Последнее в этой цепи возрождений, распространившее влияние классической цивилизации еще дальше, совпало с великой эрой империалистического расширения Европы в XIX веке. Размах и степень влияния греческой и латинской культуры оправдывают использование термина «ренессанс» применительно к периоду, когда, например, Хазлитту казалось, что его современники «всегда говорят о Греции и Риме» и когда герцог Карл из Розенмольда представлял себе Европу в виде склона, поднимающегося к Альпам, казавшимся ему вратами к родине европейской культуры [970] . Греческий и особенно латинский языки были обязательными составляющими подготовки европейцев, готовившихся осуществлять власть на имперских территориях. Европа XIX века переживала возрождение в двух возможных технических смыслах слова: во-первых, увеличение благодаря достижениям науки разнообразия и качества доступных классических текстов; и во-вторых, введение в литературную традицию ранее не использовавшихся классических текстов. Ибо хотя влияние греческой трагедии было давним, оно передавалось через «Поэтику» Аристотеля или через римскую адаптацию Сенеки. В XIX веке оригиналы Софокла, Еврипида и Эсхила очаровывали впрямую — и тем сильнее. Последний ренессанс легко распространялся на ранее недоступные территории: благодаря обучению колониальной элиты в метрополии, благодаря мирскому евангелизму имперских чиновников и учителей и благодаря удобствам плаваний на пароходах.

970

R. H. Jenkyns, The Victorians and Ancient Greece (London, 1981), pp. 13–16, 171–172.
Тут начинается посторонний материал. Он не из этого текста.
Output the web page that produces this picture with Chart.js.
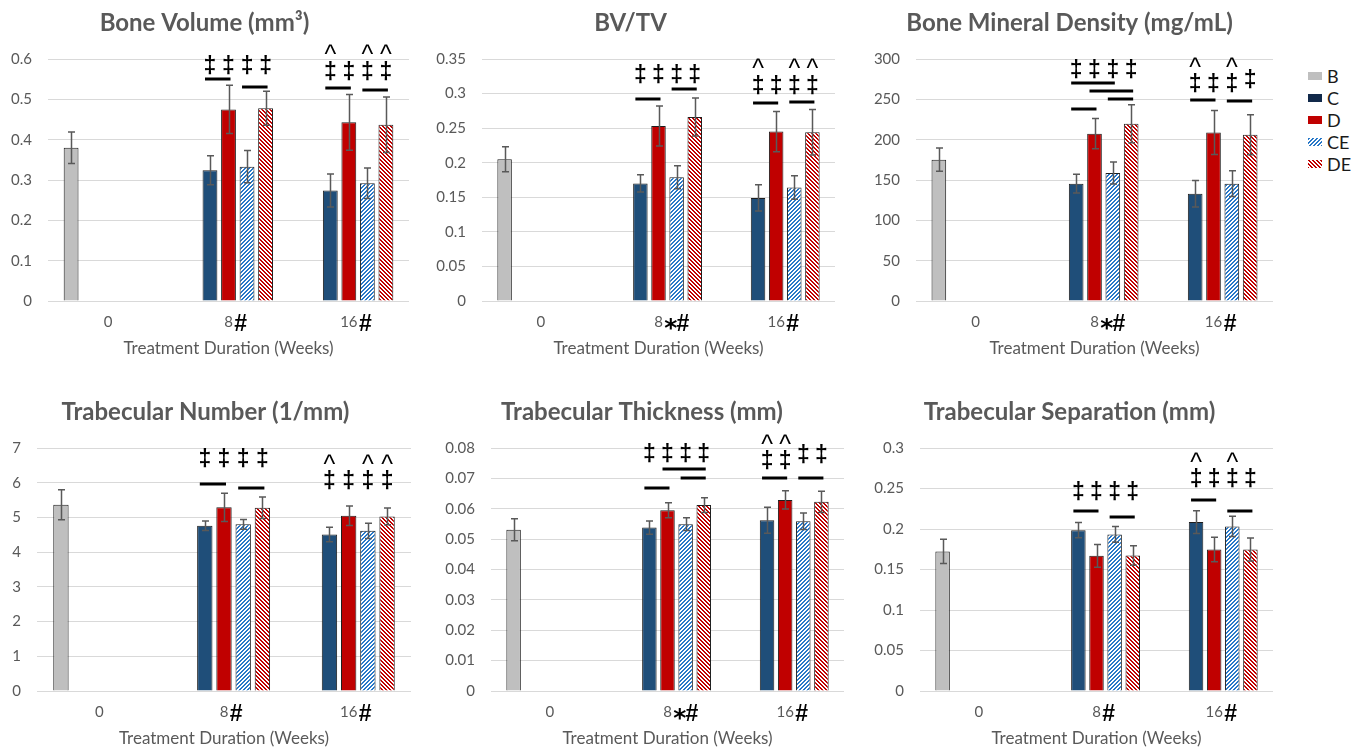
<!DOCTYPE html>
<html><head><meta charset="utf-8">
<script src="https://cdn.jsdelivr.net/npm/chart.js@4.4.1/dist/chart.umd.min.js"></script>
<style>
html,body{margin:0;padding:0;background:#fff;width:1369px;height:749px;overflow:hidden;position:relative}
.lg{position:absolute;left:1308px;height:22px;line-height:22px;font-family:Lato,sans-serif;font-size:18px;color:#1a1a1a;white-space:nowrap}
.lg canvas{position:absolute;left:0;top:7px}
.lg span{position:absolute;left:19px;top:0}
</style>
</head><body>
<script>
const FONT = 'Lato';
const categories = ['0', '8', '16'];
const seriesNames = ['B', 'C', 'D', 'CE', 'DE'];
const ALL = ['C', 'D', 'CE', 'DE'];

// ---- Bone Volume (mm³)
const bvB = [0.380, null, null],  bvB_err = [0.039, null, null];
const bvC = [null, 0.324, 0.274], bvC_err = [null, 0.036, 0.041];
const bvD = [null, 0.475, 0.443], bvD_err = [null, 0.060, 0.069];
const bvCE = [null, 0.333, 0.292], bvCE_err = [null, 0.040, 0.038];
const bvDE = [null, 0.478, 0.437], bvDE_err = [null, 0.042, 0.069];
const bvSuffix = ['', '#', '#'];
const bvDaggers = [[1, ALL, 0.583], [2, ALL, 0.566]];
const bvCarets = [[2, ['C', 'CE', 'DE'], 0.621]];
const bvLines = [[1, 'C', 'D', 0.550], [1, 'CE', 'DE', 0.531], [2, 'C', 'D', 0.527], [2, 'CE', 'DE', 0.524]];

// ---- BV/TV
const tvB = [0.205, null, null],  tvB_err = [0.018, null, null];
const tvC = [null, 0.170, 0.149], tvC_err = [null, 0.0125, 0.019];
const tvD = [null, 0.253, 0.245], tvD_err = [null, 0.029, 0.029];
const tvCE = [null, 0.179, 0.164], tvCE_err = [null, 0.0166, 0.017];
const tvDE = [null, 0.266, 0.244], tvDE_err = [null, 0.0275, 0.033];
const tvSuffix = ['', '*#', '#'];
const tvDaggers = [[1, ALL, 0.326], [2, ALL, 0.311]];
const tvCarets = [[2, ['C', 'CE', 'DE'], 0.343]];
const tvLines = [[1, 'C', 'D', 0.2926], [1, 'CE', 'DE', 0.3066], [2, 'C', 'D', 0.2868], [2, 'CE', 'DE', 0.2873]];

// ---- Bone Mineral Density (mg/mL)
const bmdB = [175.2, null, null],  bmdB_err = [14.5, null, null];
const bmdC = [null, 145.5, 133.0], bmdC_err = [null, 11.5, 16.5];
const bmdD = [null, 207.4, 209.0], bmdD_err = [null, 18.8, 27.3];
const bmdCE = [null, 158.7, 145.5], bmdCE_err = [null, 13.6, 16.0];
const bmdDE = [null, 219.8, 206.2], bmdDE_err = [null, 23.5, 24.8];
const bmdSuffix = ['', '*#', '#'];
const bmdDaggers = [[1, ALL, 286], [2, ['C', 'D', 'CE'], 269], [2, ['DE'], 274]];
const bmdCarets = [[2, ['C', 'CE'], 295]];
const bmdLines = [[1, 'C', 'CE', 269.8], [1, 'D', 'DE', 260.7], [1, 'CE', 'DE', 250.8], [1, 'C', 'D', 237.6], [2, 'C', 'D', 249], [2, 'CE', 'DE', 247.5]];

// ---- Trabecular Number (1/mm)
const tnB = [5.365, null, null], tnB_err = [0.43, null, null];
const tnC = [null, 4.76, 4.51],  tnC_err = [null, 0.14, 0.21];
const tnD = [null, 5.29, 5.05],  tnD_err = [null, 0.41, 0.28];
const tnCE = [null, 4.80, 4.615], tnCE_err = [null, 0.14, 0.22];
const tnDE = [null, 5.28, 5.03], tnDE_err = [null, 0.31, 0.24];
const tnSuffix = ['', '#', '#'];
const tnDaggers = [[1, ALL, 6.66], [2, ALL, 6.04]];
const tnCarets = [[2, ['C', 'CE', 'DE'], 6.66]];
const tnLines = [[1, 'C', 'D', 5.97], [1, 'CE', 'DE', 5.846]];

// ---- Trabecular Thickness (mm)
const ttB = [0.0531, null, null],   ttB_err = [0.0036, null, null];
const ttC = [null, 0.0538, 0.0562], ttC_err = [null, 0.0022, 0.0043];
const ttD = [null, 0.0595, 0.0629], ttD_err = [null, 0.0025, 0.0030];
const ttCE = [null, 0.0549, 0.0559], ttCE_err = [null, 0.0021, 0.0027];
const ttDE = [null, 0.0612, 0.0623], ttDE_err = [null, 0.0024, 0.0035];
const ttSuffix = ['', '*#', '#'];
const ttDaggers = [[1, ALL, 0.0780], [2, ['C', 'D'], 0.0756], [2, ['CE', 'DE'], 0.0775]];
const ttCarets = [[2, ['C', 'D'], 0.0825]];
const ttLines = [[1, 'D', 'DE', 0.0731], [1, 'CE', 'DE', 0.0702], [1, 'C', 'D', 0.0667], [2, 'C', 'D', 0.0701], [2, 'CE', 'DE', 0.0701]];

// ---- Trabecular Separation (mm)
const tsB = [0.1723, null, null],   tsB_err = [0.015, null, null];
const tsC = [null, 0.1986, 0.2085], tsC_err = [null, 0.0093, 0.014];
const tsD = [null, 0.1669, 0.1747], tsD_err = [null, 0.014, 0.015];
const tsCE = [null, 0.1933, 0.2032], tsCE_err = [null, 0.0097, 0.0124];
const tsDE = [null, 0.1673, 0.1747], tsDE_err = [null, 0.012, 0.0142];
const tsSuffix = ['', '#', '#'];
const tsDaggers = [[1, ALL, 0.245], [2, ALL, 0.2617]];
const tsCarets = [[2, ['C', 'CE'], 0.2876]];
const tsLines = [[1, 'C', 'D', 0.2217], [1, 'CE', 'DE', 0.2143], [2, 'C', 'D', 0.2353], [2, 'CE', 'DE', 0.2217]];

// ---------- styling ----------
function stripe(color, dir) {
  const c = document.createElement('canvas'); c.width = 4; c.height = 4;
  const x = c.getContext('2d');
  x.fillStyle = '#ffffff'; x.fillRect(0, 0, 4, 4);
  x.fillStyle = color;
  for (let i = 0; i < 4; i++) for (let j = 0; j < 4; j++) {
    const k = dir > 0 ? (i + j) % 4 : ((i - j) % 4 + 4) % 4;
    if (k < 2) x.fillRect(i, j, 1, 1);
  }
  return document.createElement('canvas').getContext('2d').createPattern(c, 'repeat');
}
const fills = ['#bfbfbf', '#1f4e79', '#c00000', stripe('#2878c8', 1), stripe('#c00000', -1)];

const errPlugin = {
  id: 'errbars',
  afterDatasetsDraw(chart) {
    const ctx = chart.ctx, ys = chart.scales.y;
    ctx.save();
    ctx.strokeStyle = '#595959'; ctx.lineWidth = 1.5;
    chart.data.datasets.forEach((ds, di) => {
      const meta = chart.getDatasetMeta(di);
      meta.data.forEach((el, i) => {
        const v = ds.data[i], e = ds.err[i];
        if (v == null || e == null) return;
        const x = Math.round(el.x) + 0.5;
        const t = ys.getPixelForValue(v + e), b = ys.getPixelForValue(v - e);
        ctx.beginPath();
        ctx.moveTo(x, t); ctx.lineTo(x, b);
        ctx.moveTo(x - 3.5, t); ctx.lineTo(x + 3.5, t);
        ctx.moveTo(x - 3.5, b); ctx.lineTo(x + 3.5, b);
        ctx.stroke();
      });
    });
    ctx.restore();
  }
};

function barX(chart, cat, name) {
  return chart.getDatasetMeta(seriesNames.indexOf(name)).data[cat].x;
}

const sigPlugin = {
  id: 'sig',
  afterDraw(chart, args, opts) {
    const ctx = chart.ctx, ys = chart.scales.y;
    ctx.save();
    ctx.fillStyle = '#000'; ctx.strokeStyle = '#000';
    ctx.textAlign = 'center'; ctx.textBaseline = 'alphabetic';
    ctx.font = 'bold 23px "Liberation Sans"';
    (opts.daggers || []).forEach(([cat, names, v]) => {
      names.forEach(n => ctx.fillText('‡', barX(chart, cat, n), ys.getPixelForValue(v) + 0.29 * 23));
    });
    ctx.font = '25px "Liberation Sans"';
    (opts.carets || []).forEach(([cat, names, v]) => {
      names.forEach(n => ctx.fillText('^', barX(chart, cat, n), ys.getPixelForValue(v) + 0.51 * 25));
    });
    ctx.lineWidth = 3;
    (opts.lines || []).forEach(([cat, a, b, v]) => {
      const y = Math.round(ys.getPixelForValue(v));
      ctx.beginPath();
      ctx.moveTo(barX(chart, cat, a) - 5, y); ctx.lineTo(barX(chart, cat, b) + 2, y);
      ctx.stroke();
    });
    ctx.restore();
  }
};

const suffixPlugin = {
  id: 'xsuffix',
  afterDraw(chart, args, opts) {
    const ctx = chart.ctx, xs = chart.scales.x;
    const yc = xs.top + 12 + 9;
    ctx.save();
    ctx.textBaseline = 'alphabetic'; ctx.textAlign = 'left'; ctx.fillStyle = '#000';
    categories.forEach((c, i) => {
      const suf = opts.suffix[i];
      if (!suf) return;
      ctx.font = '15px ' + FONT;
      let x = xs.getPixelForTick(i) + ctx.measureText(c).width / 2 + 1.5;
      for (const ch of suf) {
        if (ch === '*') {
          ctx.font = 'bold 25px "DejaVu Sans"';
          ctx.fillText('*', x, yc + 0.56 * 25);
        } else {
          ctx.font = 'bold 23px "Liberation Sans"';
          ctx.fillText(ch, x, yc + 0.36 * 23 + 1);
        }
        x += ctx.measureText(ch).width - 1;
      }
    });
    ctx.restore();
  }
};

function makeChart(p) {
  const canvas = document.createElement('canvas');
  canvas.width = p.width; canvas.height = p.height;
  canvas.style.cssText = `position:absolute;left:${p.left}px;top:${p.top}px;width:${p.width}px;height:${p.height}px`;
  document.body.appendChild(canvas);
  const datasets = seriesNames.map((name, k) => ({
    label: name, data: p.values[k], err: p.errors[k],
    backgroundColor: fills[k], borderColor: '#1e1e1e', borderWidth: 1,
    categoryPercentage: 0.77, barPercentage: 0.8
  }));
  new Chart(canvas, {
    type: 'bar',
    data: { labels: categories, datasets },
    options: {
      responsive: false, animation: false, devicePixelRatio: 1,
      layout: { padding: { left: 0, right: p.rightPad, top: 0, bottom: 0 } },
      plugins: {
        legend: { display: false }, tooltip: { enabled: false },
        title: { display: true, text: p.title, color: '#595959',
          font: { family: FONT, size: 24, weight: 'bold' },
          padding: { top: p.titleTop - 1, bottom: 21.2 } },
        sig: { daggers: p.daggers, carets: p.carets, lines: p.lines },
        xsuffix: { suffix: p.suffix }
      },
      scales: {
        x: {
          grid: { display: false, drawTicks: false }, border: { display: false },
          ticks: { color: '#595959', font: { family: FONT, size: 15 }, padding: 12 },
          title: { display: true, text: 'Treatment Duration (Weeks)', color: '#595959',
            font: { family: FONT, size: 17 }, padding: { top: 0, bottom: 0 } },
          afterFit: s => { s.height = 58; }
        },
        y: {
          min: 0, max: p.yMax,
          ticks: { stepSize: p.yStep, color: '#595959', font: { family: FONT, size: 15 }, padding: 16,
            callback: v => String(+v.toFixed(4)) },
          grid: { color: '#d9d9d9', lineWidth: 1, drawTicks: false },
          border: { display: false },
          afterFit: s => { s.width = p.yWidth; }
        }
      }
    },
    plugins: [errPlugin, sigPlugin, suffixPlugin]
  });
}

makeChart({ left: 0, top: 0, width: 414, height: 359, yWidth: 48, rightPad: 5, titleTop: 10,
  title: 'Bone Volume (mm³)', yMax: 0.6, yStep: 0.1,
  values: [bvB, bvC, bvD, bvCE, bvDE], errors: [bvB_err, bvC_err, bvD_err, bvCE_err, bvDE_err],
  suffix: bvSuffix, daggers: bvDaggers, carets: bvCarets, lines: bvLines });
makeChart({ left: 426, top: 0, width: 429, height: 359, yWidth: 56, rightPad: 20, titleTop: 10,
  title: 'BV/TV', yMax: 0.35, yStep: 0.05,
  values: [tvB, tvC, tvD, tvCE, tvDE], errors: [tvB_err, tvC_err, tvD_err, tvCE_err, tvDE_err],
  suffix: tvSuffix, daggers: tvDaggers, carets: tvCarets, lines: tvLines });
makeChart({ left: 866, top: 0, width: 425, height: 359, yWidth: 50, rightPad: 18, titleTop: 10,
  title: 'Bone Mineral Density (mg/mL)', yMax: 300, yStep: 50,
  values: [bmdB, bmdC, bmdD, bmdCE, bmdDE], errors: [bmdB_err, bmdC_err, bmdD_err, bmdCE_err, bmdDE_err],
  suffix: bmdSuffix, daggers: bmdDaggers, carets: bmdCarets, lines: bmdLines });
makeChart({ left: 0, top: 380, width: 433, height: 369, yWidth: 37, rightPad: 22, titleTop: 19,
  title: 'Trabecular Number (1/mm)', yMax: 7, yStep: 1,
  values: [tnB, tnC, tnD, tnCE, tnDE], errors: [tnB_err, tnC_err, tnD_err, tnCE_err, tnDE_err],
  suffix: tnSuffix, daggers: tnDaggers, carets: tnCarets, lines: tnLines });
makeChart({ left: 440, top: 380, width: 419, height: 369, yWidth: 51, rightPad: 15, titleTop: 19,
  title: 'Trabecular Thickness (mm)', yMax: 0.08, yStep: 0.01,
  values: [ttB, ttC, ttD, ttCE, ttDE], errors: [ttB_err, ttC_err, ttD_err, ttCE_err, ttDE_err],
  suffix: ttSuffix, daggers: ttDaggers, carets: ttCarets, lines: ttLines });
makeChart({ left: 866, top: 380, width: 425, height: 369, yWidth: 54, rightPad: 18, titleTop: 19,
  title: 'Trabecular Separation (mm)', yMax: 0.3, yStep: 0.05,
  values: [tsB, tsC, tsD, tsCE, tsDE], errors: [tsB_err, tsC_err, tsD_err, tsCE_err, tsDE_err],
  suffix: tsSuffix, daggers: tsDaggers, carets: tsCarets, lines: tsLines });

// ---------- legend ----------
const legendBoxFill = ['#bfbfbf', '#11294a', '#c00000', fills[3], fills[4]];
seriesNames.forEach((name, k) => {
  const row = document.createElement('div');
  row.className = 'lg';
  row.style.top = (64.7 + k * 22.1) + 'px';
  const box = document.createElement('canvas');
  box.width = 14; box.height = 8;
  const bx = box.getContext('2d');
  bx.fillStyle = legendBoxFill[k]; bx.fillRect(0, 0, 14, 8);
  const txt = document.createElement('span');
  txt.textContent = name;
  row.appendChild(box); row.appendChild(txt);
  document.body.appendChild(row);
});
</script>
</body></html>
Распространение наследия греков и римлян — передача эстафетной палочки цивилизации в новые руки — было сознательным обязательством империализма XIX века. «То, чем греческий и латынь были для современников Мора и Аскема, — писал Маколей в своем знаменитом меморандуме 1835 года, — тем стал наш язык для народа Индии» [971] . Это пишет автор, который, по его собственным словам, чаще проводил недели в Латинуме и Аттике, чем в Миддлсексе» [972] . В определенном смысле Индия была не так уж далека от границ старого греко-римского мира. Ее западные порты образовали часть Периплуса на Эритрейском море. Она входила в маршрут Агатрхидеса и в амбиции Александра [973] . По теории, популярной в XIX и в начале XX века, Индия происхождением связана с древней Грецией благодаря предполагаемой миграции, которая, как считалось, объясняет сходство между санскритом и греческим и позволяет считать, что у Греции и Индии были общие предки. Эта теория, в настоящее время в основном отвергнутая, мне кажется, во многом способствовала созданию в Индии благоприятного климата для восприятия европейского влияния. Индусы могли воспринять его без стыда и чувства унижения, поскольку могли считать, что возвращают себе наследие собственного прошлого. Даже такой строгий критик европейских нравов, как Свами Вивекананда, считал греческое наследие в определенном смысле индийским и уважал учения «гуру Явана» Афин V и IV веков до н. э. [974]

971

W. F. B. Laurie, ed., ‘Lord Macaulay’s Great Minute on Education in India’, Sketches of Some Distinguished Anglo-Indians, ii (1888), p. 176.

972

Jenkyns, op. cit., p. 97.

973

Agatharchides of Cnidos, On the Erythraean Sea, ed. S. M. Burstein (London, The Hakluyt Society, 1989), pp. 49, 70, 85, 174; G. W. B. Huntingford, ed., The Periplus of the Erythraean Sea (London, The Hakluyt Society, 1980).

974

Swami Vivekananda, Complete Works, vol. iv (Calcutta, 1992), p. 401; T. Rayachaudhuri, Europe Reconsidered: Perceptions of the West in Nineteenth-century Bengal (Delhi, 1988), pp. 271–273.